De différentes natures, les initiatives portées sur le devenir de notre société après la crise sanitaire vont du sondage à la concertation. 

Dès le 4 avril 2020, un collectif de parlementaires du centre et de la gauche lance la consultation Le Jour d’après pour que les citoyens français puissent réfléchir ensemble au lendemain de la crise sanitaire. En faisant ressortir des sujets de priorisation de l’hôpital dans les politiques publiques, mais aussi de végétalisation et d’encadrement strict des salaires, la population concertée découvre une vision globale du futur au prisme de la situation actuelle : on ne pourra sortir de la crise sans transformer le monde d’aujourd’hui.

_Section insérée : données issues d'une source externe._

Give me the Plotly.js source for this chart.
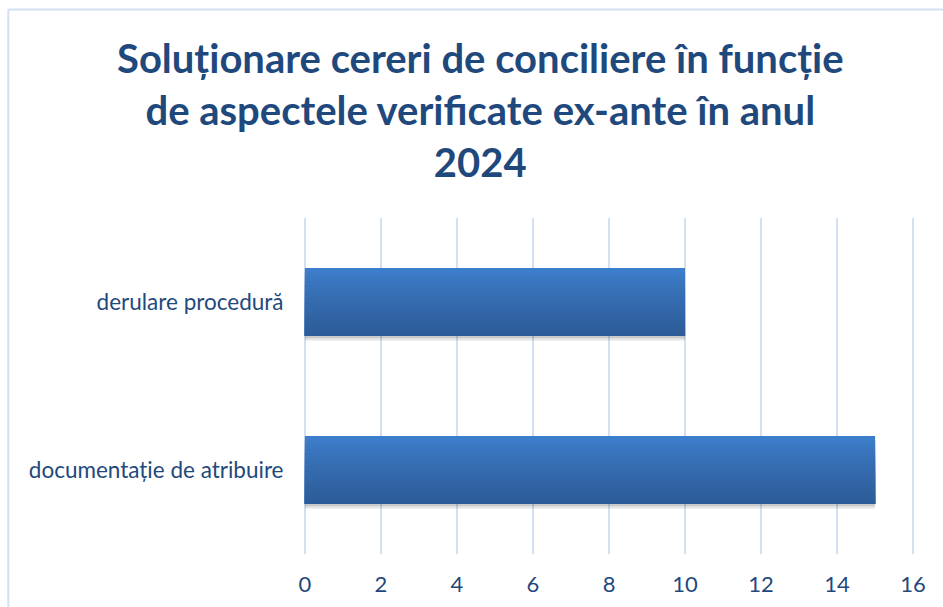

Le débat Notre nouvelle vie, porté par bluenove en partenariat avec le groupe TF1, Sciences Po, et avec l’appui de Cognito, offre aux citoyens la possibilité de s’exprimer sur leur vécu du confinement et sur leur aspirations pour le monde de demain. Le fait que cette initiative soit portée par l’un des plus grands médias français interpelle sur le rôle de ces derniers dans la transition vers un lendemain différent. En cherchant l’opinion publique, TF1 s’affirme comme canal majeur de l’expression citoyenne de la population. 

Dans le même temps, la plateforme de design fiction Bright Mirror a recueilli une centaine d’histoires racontant le quotidien et les attentes qu’ont les citoyens, via le projet Récits d’aujourd’hui. L’initiative Futurs proches invite également à la production collective de micro-nouvelles décrivant un futur désirable. Ces deux initiatives constituent une étape non négligeable du cheminement de l’intelligence collective : la production intellectuelle de situations idéales, vers lesquelles on voudrait tendre.

La plateforme Après, maintenant fédère toutes ces initiatives recueillant les avis des citoyens sur l’après Covid-19. Fruit de la collaboration d’acteurs de la participation et de la concertation tels que bluenove, Toguna et Make.org, Après, maintenant centralise les propositions pour amorcer une transition vers un autre modèle sous le contrôle d’un comité éthique. 

Parmi les résultats des différents débats et plateformes participatives, on retrouve des attentes sensiblement similaires : sociales, écologiques, besoin de co-construction… Les participants semblent avoir de l’espoir pour ce dont demain sera fait. Et cet espoir doit être soutenu ! S’il incombe à l’administration et aux entreprises de créer des espaces d’expression, ceux-ci ne pourront servir à rien sans la participation de chacun. Qu’il s’agisse d’imaginer, d’exclure, de construire, travaillons ensemble à engager la transition

 

Dans une crise mondiale qui menace tous les individus, on peut pourtant s’interroger sur les façons de mobiliser l’intelligence collective et l’opportunité que cette intelligence collective peut représenter. Les démarches engagées doivent découler d’une volonté d’inclusion la plus large possible, sans quoi elles ne pourront s’adresser aux personnes en situation de fracture numérique ou peu touchées par les dispositifs de participation citoyenne. La nécessité de garantir un droit à l’information mais aussi à l’expression de tous se fait plus que jamais ressentir, afin de pouvoir travailler ensemble pour avoir des résultats collectifs et des empowerments individuels.